**TASK DESCRIPTION:**
Your copy of the material must match it exactly, except that pictures are dropped.

**AVAILABLE DATA:**
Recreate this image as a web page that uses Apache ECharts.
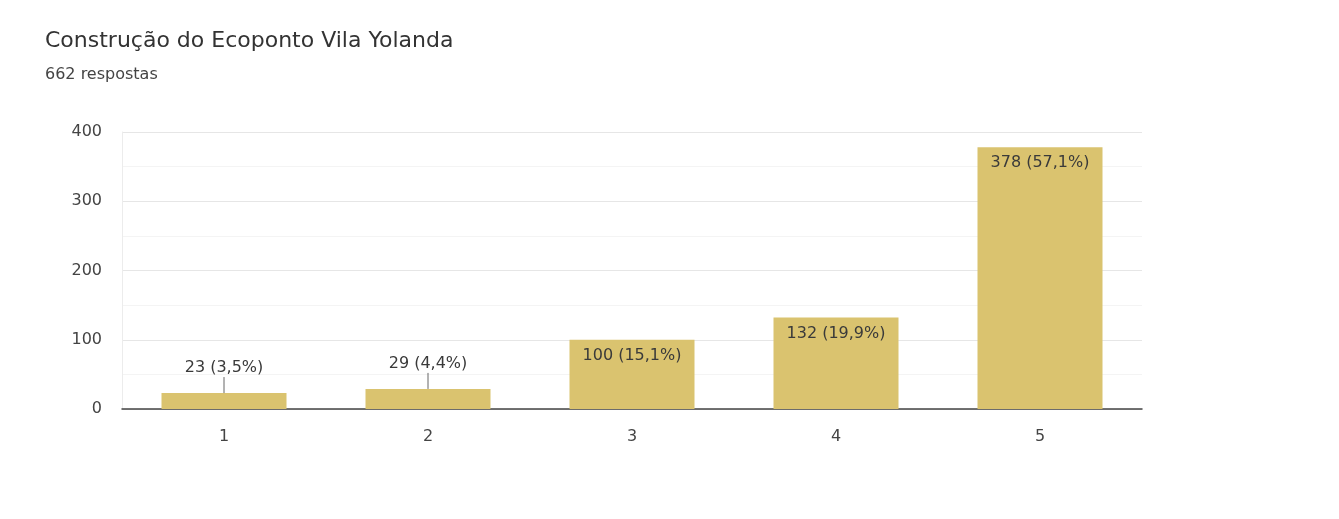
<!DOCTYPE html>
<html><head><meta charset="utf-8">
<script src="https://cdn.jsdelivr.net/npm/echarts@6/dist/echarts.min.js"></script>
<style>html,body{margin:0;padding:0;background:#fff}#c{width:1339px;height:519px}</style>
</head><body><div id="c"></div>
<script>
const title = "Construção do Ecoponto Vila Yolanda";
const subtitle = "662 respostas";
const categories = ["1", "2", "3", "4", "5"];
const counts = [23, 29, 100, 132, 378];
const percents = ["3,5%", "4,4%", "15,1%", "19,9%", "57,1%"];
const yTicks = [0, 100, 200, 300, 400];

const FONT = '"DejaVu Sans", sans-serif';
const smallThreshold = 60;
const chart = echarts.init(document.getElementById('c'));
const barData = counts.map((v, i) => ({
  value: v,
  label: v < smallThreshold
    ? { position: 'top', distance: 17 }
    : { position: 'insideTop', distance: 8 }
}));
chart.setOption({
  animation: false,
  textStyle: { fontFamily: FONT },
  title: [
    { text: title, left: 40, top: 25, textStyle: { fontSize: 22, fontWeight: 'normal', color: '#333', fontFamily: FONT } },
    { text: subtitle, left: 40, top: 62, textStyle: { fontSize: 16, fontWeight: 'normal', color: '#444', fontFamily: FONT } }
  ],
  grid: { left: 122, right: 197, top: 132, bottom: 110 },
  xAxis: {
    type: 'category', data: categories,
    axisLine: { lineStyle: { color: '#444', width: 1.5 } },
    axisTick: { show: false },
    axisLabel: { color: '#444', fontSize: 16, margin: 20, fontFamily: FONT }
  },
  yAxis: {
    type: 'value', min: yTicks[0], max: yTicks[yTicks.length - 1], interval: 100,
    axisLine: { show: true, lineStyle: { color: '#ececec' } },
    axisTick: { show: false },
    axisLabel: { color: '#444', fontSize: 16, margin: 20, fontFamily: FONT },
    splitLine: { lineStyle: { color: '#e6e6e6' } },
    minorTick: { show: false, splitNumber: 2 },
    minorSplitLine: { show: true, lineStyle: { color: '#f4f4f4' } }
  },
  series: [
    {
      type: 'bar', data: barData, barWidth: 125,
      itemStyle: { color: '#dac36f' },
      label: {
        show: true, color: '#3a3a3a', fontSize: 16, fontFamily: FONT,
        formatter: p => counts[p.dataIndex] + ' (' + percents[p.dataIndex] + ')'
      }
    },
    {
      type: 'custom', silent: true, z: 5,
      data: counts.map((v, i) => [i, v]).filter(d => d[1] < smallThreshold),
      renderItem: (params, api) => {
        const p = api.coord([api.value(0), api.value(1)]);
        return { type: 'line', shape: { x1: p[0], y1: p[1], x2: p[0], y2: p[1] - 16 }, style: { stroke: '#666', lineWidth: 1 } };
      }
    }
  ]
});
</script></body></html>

**FULL SOLUTION:**
Recreate this image as a web page that uses Apache ECharts.
<!DOCTYPE html>
<html><head><meta charset="utf-8">
<script src="https://cdn.jsdelivr.net/npm/echarts@6/dist/echarts.min.js"></script>
<style>html,body{margin:0;padding:0;background:#fff}#c{width:1339px;height:519px}</style>
</head><body><div id="c"></div>
<script>
const title = "Construção do Ecoponto Vila Yolanda";
const subtitle = "662 respostas";
const categories = ["1", "2", "3", "4", "5"];
const counts = [23, 29, 100, 132, 378];
const percents = ["3,5%", "4,4%", "15,1%", "19,9%", "57,1%"];
const yTicks = [0, 100, 200, 300, 400];

const FONT = '"DejaVu Sans", sans-serif';
const smallThreshold = 60;
const chart = echarts.init(document.getElementById('c'));
const barData = counts.map((v, i) => ({
  value: v,
  label: v < smallThreshold
    ? { position: 'top', distance: 17 }
    : { position: 'insideTop', distance: 8 }
}));
chart.setOption({
  animation: false,
  textStyle: { fontFamily: FONT },
  title: [
    { text: title, left: 40, top: 25, textStyle: { fontSize: 22, fontWeight: 'normal', color: '#333', fontFamily: FONT } },
    { text: subtitle, left: 40, top: 62, textStyle: { fontSize: 16, fontWeight: 'normal', color: '#444', fontFamily: FONT } }
  ],
  grid: { left: 122, right: 197, top: 132, bottom: 110 },
  xAxis: {
    type: 'category', data: categories,
    axisLine: { lineStyle: { color: '#444', width: 1.5 } },
    axisTick: { show: false },
    axisLabel: { color: '#444', fontSize: 16, margin: 20, fontFamily: FONT }
  },
  yAxis: {
    type: 'value', min: yTicks[0], max: yTicks[yTicks.length - 1], interval: 100,
    axisLine: { show: true, lineStyle: { color: '#ececec' } },
    axisTick: { show: false },
    axisLabel: { color: '#444', fontSize: 16, margin: 20, fontFamily: FONT },
    splitLine: { lineStyle: { color: '#e6e6e6' } },
    minorTick: { show: false, splitNumber: 2 },
    minorSplitLine: { show: true, lineStyle: { color: '#f4f4f4' } }
  },
  series: [
    {
      type: 'bar', data: barData, barWidth: 125,
      itemStyle: { color: '#dac36f' },
      label: {
        show: true, color: '#3a3a3a', fontSize: 16, fontFamily: FONT,
        formatter: p => counts[p.dataIndex] + ' (' + percents[p.dataIndex] + ')'
      }
    },
    {
      type: 'custom', silent: true, z: 5,
      data: counts.map((v, i) => [i, v]).filter(d => d[1] < smallThreshold),
      renderItem: (params, api) => {
        const p = api.coord([api.value(0), api.value(1)]);
        return { type: 'line', shape: { x1: p[0], y1: p[1], x2: p[0], y2: p[1] - 16 }, style: { stroke: '#666', lineWidth: 1 } };
      }
    }
  ]
});
</script></body></html>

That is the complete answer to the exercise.